» Job
Copy all of the material exactly. Pictures are not to appear in the copy.

[Supplied data start]

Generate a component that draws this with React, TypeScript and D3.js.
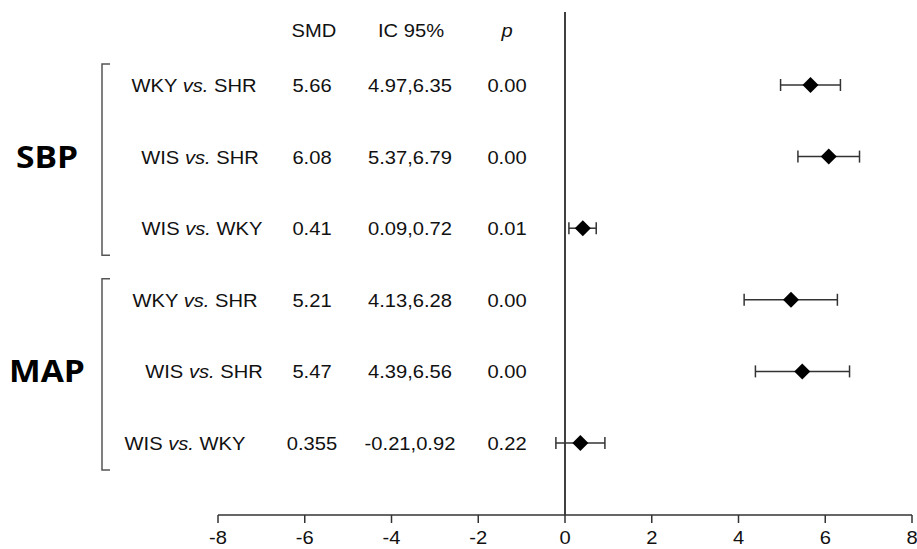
import React from "react";
import * as d3 from "d3";

const groups = ["SBP", "MAP"];
const rowGroup = ["SBP", "SBP", "SBP", "MAP", "MAP", "MAP"];
const rowFirst = ["WKY", "WIS", "WIS", "WKY", "WIS", "WIS"];
const rowSecond = ["SHR", "SHR", "WKY", "SHR", "SHR", "WKY"];
const smd = [5.66, 6.08, 0.41, 5.21, 5.47, 0.355];
const smdLabels = ["5.66", "6.08", "0.41", "5.21", "5.47", "0.355"];
const ciLow = [4.97, 5.37, 0.09, 4.13, 4.39, -0.21];
const ciHigh = [6.35, 6.79, 0.72, 6.28, 6.56, 0.92];
const ciLabels = ["4.97,6.35", "5.37,6.79", "0.09,0.72", "4.13,6.28", "4.39,6.56", "-0.21,0.92"];
const pLabels = ["0.00", "0.00", "0.01", "0.00", "0.00", "0.22"];
const xTicks = [-8, -6, -4, -2, 0, 2, 4, 6, 8];

// layout nudges (horizontal offsets of row labels to mimic original)
const labelShift = [-3, 3, 5, -2, 7, -12];

const W = 917;
const H = 549;
const SX = 1.12;

export default function App() {
  const x = d3.scaleLinear().domain([-8, 8]).range([218, 912]);
  const rows = d3.range(smd.length);
  const y = d3.scalePoint<number>().domain(rows).range([85, 443]);
  const axisY = 515;
  const font = "'Liberation Sans', Arial, sans-serif";
  const fs = 18;
  const txt = (tx: number, ty: number, content: React.ReactNode, key: string, extra: any = {}) => (
    <text
      key={key}
      transform={`translate(${tx},${ty}) scale(${SX},1)`}
      textAnchor="middle"
      fontFamily={font}
      fontSize={fs}
      fill="#111"
      {...extra}
    >
      {content}
    </text>
  );
  const groupRows = (g: string) => rows.filter((i) => rowGroup[i] === g);
  const d = 8;
  return (
    <svg width={W} height={H} style={{ position: "absolute", left: 0, top: 0, background: "#fff" }}>
      {/* headers */}
      {txt(314, 37, "SMD", "h1")}
      {txt(411, 37, "IC 95%", "h2")}
      {txt(507, 37, "p", "h3", { fontStyle: "italic" })}

      {/* group labels and brackets */}
      {groups.map((g) => {
        const gr = groupRows(g);
        const top = (y(gr[0]) as number) - 21;
        const bot = (y(gr[gr.length - 1]) as number) + 27;
        const mid = y(gr[1]) as number;
        return (
          <g key={g}>
            <path
              d={`M110,${top}H102V${bot}H110`}
              fill="none"
              stroke="#555"
              strokeWidth={1.5}
            />
            <text
              transform={`translate(47,${mid + 11}) scale(${SX},1)`}
              textAnchor="middle"
              fontFamily="'Open Sans', sans-serif"
              fontWeight="bold"
              fontSize={30}
              fill="#000"
            >
              {g}
            </text>
          </g>
        );
      })}

      {/* rows text */}
      {rows.map((i) => {
        const yy = (y(i) as number) + 7;
        return (
          <g key={"r" + i}>
            {txt(
              197 + labelShift[i],
              yy,
              <>
                {rowFirst[i] + " "}
                <tspan fontStyle="italic">vs.</tspan>
                {" " + rowSecond[i]}
              </>,
              "l" + i
            )}
            {txt(312, yy, smdLabels[i], "s" + i)}
            {txt(410, yy, ciLabels[i], "c" + i)}
            {txt(507, yy, pLabels[i], "p" + i)}
          </g>
        );
      })}

      {/* zero line */}
      <line x1={x(0)} x2={x(0)} y1={12} y2={axisY} stroke="#000" strokeWidth={1.5} />

      {/* error bars and diamonds */}
      {rows.map((i) => {
        const yy = y(i) as number;
        const cx = x(smd[i]);
        return (
          <g key={"m" + i}>
            <line x1={x(ciLow[i])} x2={x(ciHigh[i])} y1={yy} y2={yy} stroke="#333" strokeWidth={1.5} />
            <line x1={x(ciLow[i])} x2={x(ciLow[i])} y1={yy - 6} y2={yy + 6} stroke="#333" strokeWidth={1.5} />
            <line x1={x(ciHigh[i])} x2={x(ciHigh[i])} y1={yy - 6} y2={yy + 6} stroke="#333" strokeWidth={1.5} />
            <path d={`M${cx},${yy - d}L${cx + d},${yy}L${cx},${yy + d}L${cx - d},${yy}Z`} fill="#000" />
          </g>
        );
      })}

      {/* x axis */}
      <line x1={x(-8)} x2={x(8)} y1={axisY} y2={axisY} stroke="#333" strokeWidth={1.5} />
      {xTicks.map((t) => (
        <g key={"t" + t}>
          <line x1={x(t)} x2={x(t)} y1={axisY} y2={axisY + 8} stroke="#333" strokeWidth={1.5} />
          {txt(x(t), 544, String(t), "tl" + t)}
        </g>
      ))}
    </svg>
  );
}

[Supplied data end]

» Problem solution
Generate a component that draws this with React, TypeScript and D3.js.
import React from "react";
import * as d3 from "d3";

const groups = ["SBP", "MAP"];
const rowGroup = ["SBP", "SBP", "SBP", "MAP", "MAP", "MAP"];
const rowFirst = ["WKY", "WIS", "WIS", "WKY", "WIS", "WIS"];
const rowSecond = ["SHR", "SHR", "WKY", "SHR", "SHR", "WKY"];
const smd = [5.66, 6.08, 0.41, 5.21, 5.47, 0.355];
const smdLabels = ["5.66", "6.08", "0.41", "5.21", "5.47", "0.355"];
const ciLow = [4.97, 5.37, 0.09, 4.13, 4.39, -0.21];
const ciHigh = [6.35, 6.79, 0.72, 6.28, 6.56, 0.92];
const ciLabels = ["4.97,6.35", "5.37,6.79", "0.09,0.72", "4.13,6.28", "4.39,6.56", "-0.21,0.92"];
const pLabels = ["0.00", "0.00", "0.01", "0.00", "0.00", "0.22"];
const xTicks = [-8, -6, -4, -2, 0, 2, 4, 6, 8];

// layout nudges (horizontal offsets of row labels to mimic original)
const labelShift = [-3, 3, 5, -2, 7, -12];

const W = 917;
const H = 549;
const SX = 1.12;

export default function App() {
  const x = d3.scaleLinear().domain([-8, 8]).range([218, 912]);
  const rows = d3.range(smd.length);
  const y = d3.scalePoint<number>().domain(rows).range([85, 443]);
  const axisY = 515;
  const font = "'Liberation Sans', Arial, sans-serif";
  const fs = 18;
  const txt = (tx: number, ty: number, content: React.ReactNode, key: string, extra: any = {}) => (
    <text
      key={key}
      transform={`translate(${tx},${ty}) scale(${SX},1)`}
      textAnchor="middle"
      fontFamily={font}
      fontSize={fs}
      fill="#111"
      {...extra}
    >
      {content}
    </text>
  );
  const groupRows = (g: string) => rows.filter((i) => rowGroup[i] === g);
  const d = 8;
  return (
    <svg width={W} height={H} style={{ position: "absolute", left: 0, top: 0, background: "#fff" }}>
      {/* headers */}
      {txt(314, 37, "SMD", "h1")}
      {txt(411, 37, "IC 95%", "h2")}
      {txt(507, 37, "p", "h3", { fontStyle: "italic" })}

      {/* group labels and brackets */}
      {groups.map((g) => {
        const gr = groupRows(g);
        const top = (y(gr[0]) as number) - 21;
        const bot = (y(gr[gr.length - 1]) as number) + 27;
        const mid = y(gr[1]) as number;
        return (
          <g key={g}>
            <path
              d={`M110,${top}H102V${bot}H110`}
              fill="none"
              stroke="#555"
              strokeWidth={1.5}
            />
            <text
              transform={`translate(47,${mid + 11}) scale(${SX},1)`}
              textAnchor="middle"
              fontFamily="'Open Sans', sans-serif"
              fontWeight="bold"
              fontSize={30}
              fill="#000"
            >
              {g}
            </text>
          </g>
        );
      })}

      {/* rows text */}
      {rows.map((i) => {
        const yy = (y(i) as number) + 7;
        return (
          <g key={"r" + i}>
            {txt(
              197 + labelShift[i],
              yy,
              <>
                {rowFirst[i] + " "}
                <tspan fontStyle="italic">vs.</tspan>
                {" " + rowSecond[i]}
              </>,
              "l" + i
            )}
            {txt(312, yy, smdLabels[i], "s" + i)}
            {txt(410, yy, ciLabels[i], "c" + i)}
            {txt(507, yy, pLabels[i], "p" + i)}
          </g>
        );
      })}

      {/* zero line */}
      <line x1={x(0)} x2={x(0)} y1={12} y2={axisY} stroke="#000" strokeWidth={1.5} />

      {/* error bars and diamonds */}
      {rows.map((i) => {
        const yy = y(i) as number;
        const cx = x(smd[i]);
        return (
          <g key={"m" + i}>
            <line x1={x(ciLow[i])} x2={x(ciHigh[i])} y1={yy} y2={yy} stroke="#333" strokeWidth={1.5} />
            <line x1={x(ciLow[i])} x2={x(ciLow[i])} y1={yy - 6} y2={yy + 6} stroke="#333" strokeWidth={1.5} />
            <line x1={x(ciHigh[i])} x2={x(ciHigh[i])} y1={yy - 6} y2={yy + 6} stroke="#333" strokeWidth={1.5} />
            <path d={`M${cx},${yy - d}L${cx + d},${yy}L${cx},${yy + d}L${cx - d},${yy}Z`} fill="#000" />
          </g>
        );
      })}

      {/* x axis */}
      <line x1={x(-8)} x2={x(8)} y1={axisY} y2={axisY} stroke="#333" strokeWidth={1.5} />
      {xTicks.map((t) => (
        <g key={"t" + t}>
          <line x1={x(t)} x2={x(t)} y1={axisY} y2={axisY + 8} stroke="#333" strokeWidth={1.5} />
          {txt(x(t), 544, String(t), "tl" + t)}
        </g>
      ))}
    </svg>
  );
}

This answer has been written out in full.